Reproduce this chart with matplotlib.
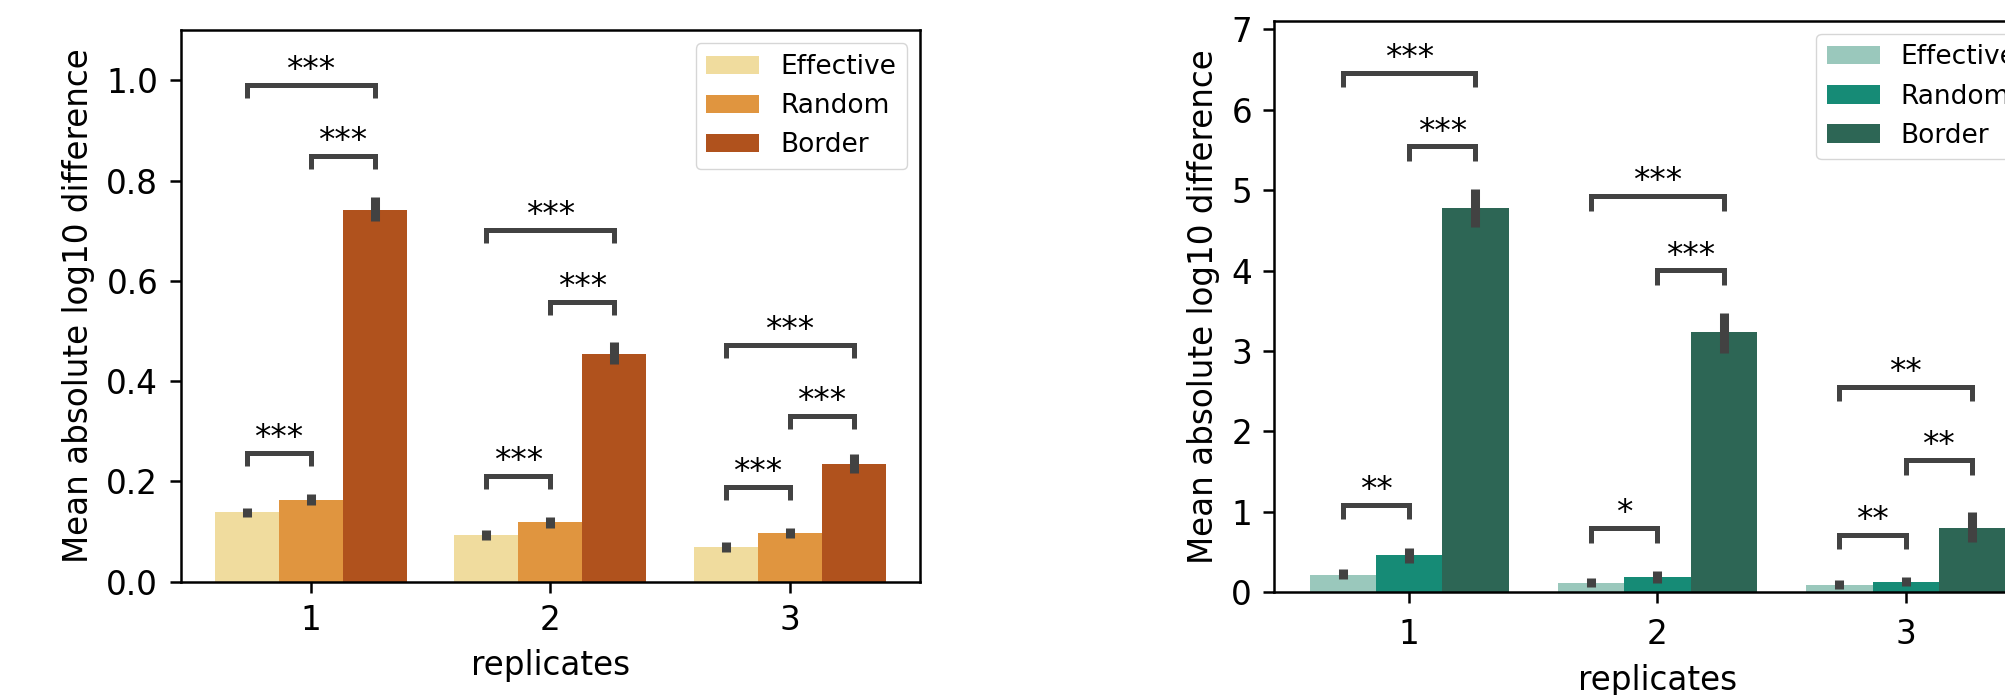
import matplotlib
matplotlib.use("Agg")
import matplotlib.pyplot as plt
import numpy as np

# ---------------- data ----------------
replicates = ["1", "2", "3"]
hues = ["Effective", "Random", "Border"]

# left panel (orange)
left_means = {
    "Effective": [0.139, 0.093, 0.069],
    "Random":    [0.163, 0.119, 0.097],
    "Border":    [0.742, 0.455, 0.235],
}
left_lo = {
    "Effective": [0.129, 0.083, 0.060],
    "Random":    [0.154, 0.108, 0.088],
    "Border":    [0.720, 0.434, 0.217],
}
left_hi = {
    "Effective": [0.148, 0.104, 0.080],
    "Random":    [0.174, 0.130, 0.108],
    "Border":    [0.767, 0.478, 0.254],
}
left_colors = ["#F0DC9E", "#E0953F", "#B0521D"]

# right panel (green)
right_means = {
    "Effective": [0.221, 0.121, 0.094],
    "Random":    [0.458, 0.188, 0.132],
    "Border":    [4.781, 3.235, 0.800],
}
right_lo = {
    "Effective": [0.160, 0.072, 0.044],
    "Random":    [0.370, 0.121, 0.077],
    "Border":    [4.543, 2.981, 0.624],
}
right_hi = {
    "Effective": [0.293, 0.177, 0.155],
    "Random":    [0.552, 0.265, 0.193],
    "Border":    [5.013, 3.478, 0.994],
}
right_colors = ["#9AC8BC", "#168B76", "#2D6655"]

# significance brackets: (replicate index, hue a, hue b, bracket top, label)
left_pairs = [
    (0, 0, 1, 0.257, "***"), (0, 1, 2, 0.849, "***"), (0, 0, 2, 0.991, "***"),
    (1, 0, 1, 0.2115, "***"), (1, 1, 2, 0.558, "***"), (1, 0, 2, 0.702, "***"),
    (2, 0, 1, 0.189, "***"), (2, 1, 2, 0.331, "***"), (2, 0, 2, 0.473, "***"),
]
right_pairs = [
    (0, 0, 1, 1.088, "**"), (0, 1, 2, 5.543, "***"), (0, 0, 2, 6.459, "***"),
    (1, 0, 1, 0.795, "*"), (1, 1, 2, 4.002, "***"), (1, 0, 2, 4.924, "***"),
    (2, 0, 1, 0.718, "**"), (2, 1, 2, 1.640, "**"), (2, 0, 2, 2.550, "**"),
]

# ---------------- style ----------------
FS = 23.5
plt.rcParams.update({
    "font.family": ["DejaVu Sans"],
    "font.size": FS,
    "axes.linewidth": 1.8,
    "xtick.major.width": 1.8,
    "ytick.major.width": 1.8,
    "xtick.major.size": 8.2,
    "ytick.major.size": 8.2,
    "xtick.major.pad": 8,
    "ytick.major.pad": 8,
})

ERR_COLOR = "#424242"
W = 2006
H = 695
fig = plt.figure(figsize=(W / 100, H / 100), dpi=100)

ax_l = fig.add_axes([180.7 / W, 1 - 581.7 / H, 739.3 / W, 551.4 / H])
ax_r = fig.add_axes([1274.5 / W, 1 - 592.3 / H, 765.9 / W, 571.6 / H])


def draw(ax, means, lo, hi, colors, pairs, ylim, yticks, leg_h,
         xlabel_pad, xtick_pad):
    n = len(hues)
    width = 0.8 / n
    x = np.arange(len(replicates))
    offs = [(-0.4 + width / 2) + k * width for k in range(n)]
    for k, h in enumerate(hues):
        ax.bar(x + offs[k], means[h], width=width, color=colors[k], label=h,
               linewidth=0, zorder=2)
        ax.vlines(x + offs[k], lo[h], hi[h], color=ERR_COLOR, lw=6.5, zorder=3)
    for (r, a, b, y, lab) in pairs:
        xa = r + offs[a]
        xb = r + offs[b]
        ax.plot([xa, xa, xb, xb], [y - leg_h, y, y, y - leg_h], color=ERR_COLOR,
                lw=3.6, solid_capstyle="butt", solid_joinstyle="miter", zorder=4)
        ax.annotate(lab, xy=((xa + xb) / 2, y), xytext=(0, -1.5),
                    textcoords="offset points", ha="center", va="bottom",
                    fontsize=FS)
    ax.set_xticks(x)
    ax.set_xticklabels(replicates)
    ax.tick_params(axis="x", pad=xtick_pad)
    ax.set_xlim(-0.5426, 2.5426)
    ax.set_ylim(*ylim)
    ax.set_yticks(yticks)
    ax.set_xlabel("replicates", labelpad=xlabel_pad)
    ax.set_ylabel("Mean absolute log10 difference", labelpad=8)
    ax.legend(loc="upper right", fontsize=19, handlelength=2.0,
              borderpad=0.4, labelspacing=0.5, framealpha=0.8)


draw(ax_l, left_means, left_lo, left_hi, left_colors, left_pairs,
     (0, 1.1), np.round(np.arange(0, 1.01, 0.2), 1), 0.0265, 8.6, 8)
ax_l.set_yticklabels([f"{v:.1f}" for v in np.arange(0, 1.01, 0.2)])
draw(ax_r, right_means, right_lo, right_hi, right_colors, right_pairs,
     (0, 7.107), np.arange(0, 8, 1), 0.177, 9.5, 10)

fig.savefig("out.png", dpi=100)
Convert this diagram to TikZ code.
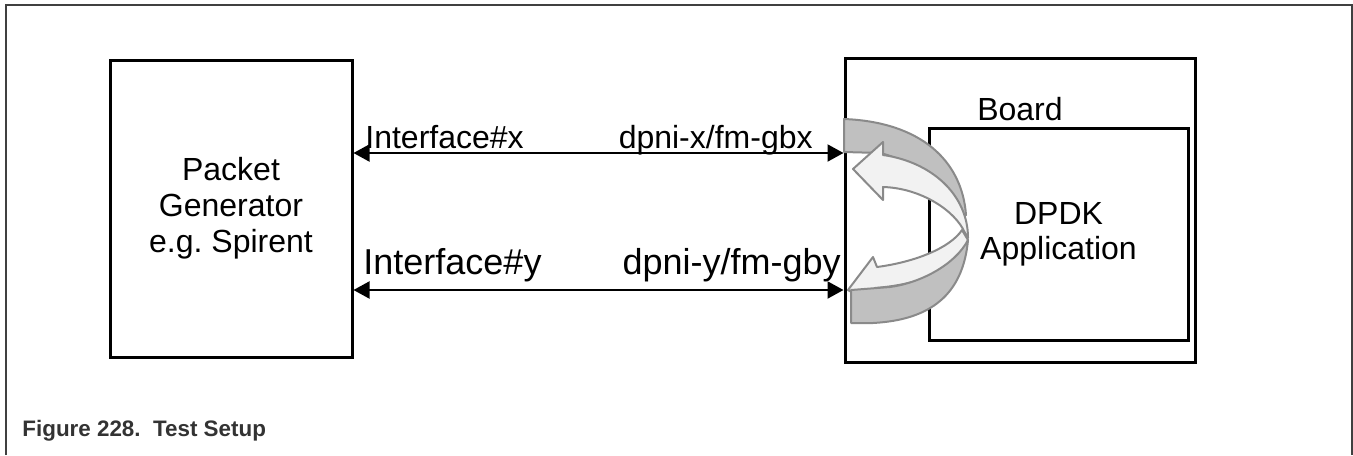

_ _ _ _ _

* Given instruction
Exclude all images and restate the records above word for word.

* Answer below
Reproduce this chart with matplotlib.
import matplotlib
matplotlib.use("Agg")
import matplotlib.pyplot as plt
import numpy as np

# ---------------- data ----------------
replicates = ["1", "2", "3"]
hues = ["Effective", "Random", "Border"]

# left panel (orange)
left_means = {
    "Effective": [0.139, 0.093, 0.069],
    "Random":    [0.163, 0.119, 0.097],
    "Border":    [0.742, 0.455, 0.235],
}
left_lo = {
    "Effective": [0.129, 0.083, 0.060],
    "Random":    [0.154, 0.108, 0.088],
    "Border":    [0.720, 0.434, 0.217],
}
left_hi = {
    "Effective": [0.148, 0.104, 0.080],
    "Random":    [0.174, 0.130, 0.108],
    "Border":    [0.767, 0.478, 0.254],
}
left_colors = ["#F0DC9E", "#E0953F", "#B0521D"]

# right panel (green)
right_means = {
    "Effective": [0.221, 0.121, 0.094],
    "Random":    [0.458, 0.188, 0.132],
    "Border":    [4.781, 3.235, 0.800],
}
right_lo = {
    "Effective": [0.160, 0.072, 0.044],
    "Random":    [0.370, 0.121, 0.077],
    "Border":    [4.543, 2.981, 0.624],
}
right_hi = {
    "Effective": [0.293, 0.177, 0.155],
    "Random":    [0.552, 0.265, 0.193],
    "Border":    [5.013, 3.478, 0.994],
}
right_colors = ["#9AC8BC", "#168B76", "#2D6655"]

# significance brackets: (replicate index, hue a, hue b, bracket top, label)
left_pairs = [
    (0, 0, 1, 0.257, "***"), (0, 1, 2, 0.849, "***"), (0, 0, 2, 0.991, "***"),
    (1, 0, 1, 0.2115, "***"), (1, 1, 2, 0.558, "***"), (1, 0, 2, 0.702, "***"),
    (2, 0, 1, 0.189, "***"), (2, 1, 2, 0.331, "***"), (2, 0, 2, 0.473, "***"),
]
right_pairs = [
    (0, 0, 1, 1.088, "**"), (0, 1, 2, 5.543, "***"), (0, 0, 2, 6.459, "***"),
    (1, 0, 1, 0.795, "*"), (1, 1, 2, 4.002, "***"), (1, 0, 2, 4.924, "***"),
    (2, 0, 1, 0.718, "**"), (2, 1, 2, 1.640, "**"), (2, 0, 2, 2.550, "**"),
]

# ---------------- style ----------------
FS = 23.5
plt.rcParams.update({
    "font.family": ["DejaVu Sans"],
    "font.size": FS,
    "axes.linewidth": 1.8,
    "xtick.major.width": 1.8,
    "ytick.major.width": 1.8,
    "xtick.major.size": 8.2,
    "ytick.major.size": 8.2,
    "xtick.major.pad": 8,
    "ytick.major.pad": 8,
})

ERR_COLOR = "#424242"
W = 2006
H = 695
fig = plt.figure(figsize=(W / 100, H / 100), dpi=100)

ax_l = fig.add_axes([180.7 / W, 1 - 581.7 / H, 739.3 / W, 551.4 / H])
ax_r = fig.add_axes([1274.5 / W, 1 - 592.3 / H, 765.9 / W, 571.6 / H])


def draw(ax, means, lo, hi, colors, pairs, ylim, yticks, leg_h,
         xlabel_pad, xtick_pad):
    n = len(hues)
    width = 0.8 / n
    x = np.arange(len(replicates))
    offs = [(-0.4 + width / 2) + k * width for k in range(n)]
    for k, h in enumerate(hues):
        ax.bar(x + offs[k], means[h], width=width, color=colors[k], label=h,
               linewidth=0, zorder=2)
        ax.vlines(x + offs[k], lo[h], hi[h], color=ERR_COLOR, lw=6.5, zorder=3)
    for (r, a, b, y, lab) in pairs:
        xa = r + offs[a]
        xb = r + offs[b]
        ax.plot([xa, xa, xb, xb], [y - leg_h, y, y, y - leg_h], color=ERR_COLOR,
                lw=3.6, solid_capstyle="butt", solid_joinstyle="miter", zorder=4)
        ax.annotate(lab, xy=((xa + xb) / 2, y), xytext=(0, -1.5),
                    textcoords="offset points", ha="center", va="bottom",
                    fontsize=FS)
    ax.set_xticks(x)
    ax.set_xticklabels(replicates)
    ax.tick_params(axis="x", pad=xtick_pad)
    ax.set_xlim(-0.5426, 2.5426)
    ax.set_ylim(*ylim)
    ax.set_yticks(yticks)
    ax.set_xlabel("replicates", labelpad=xlabel_pad)
    ax.set_ylabel("Mean absolute log10 difference", labelpad=8)
    ax.legend(loc="upper right", fontsize=19, handlelength=2.0,
              borderpad=0.4, labelspacing=0.5, framealpha=0.8)


draw(ax_l, left_means, left_lo, left_hi, left_colors, left_pairs,
     (0, 1.1), np.round(np.arange(0, 1.01, 0.2), 1), 0.0265, 8.6, 8)
ax_l.set_yticklabels([f"{v:.1f}" for v in np.arange(0, 1.01, 0.2)])
draw(ax_r, right_means, right_lo, right_hi, right_colors, right_pairs,
     (0, 7.107), np.arange(0, 8, 1), 0.177, 9.5, 10)

fig.savefig("out.png", dpi=100)
Convert this diagram to TikZ code.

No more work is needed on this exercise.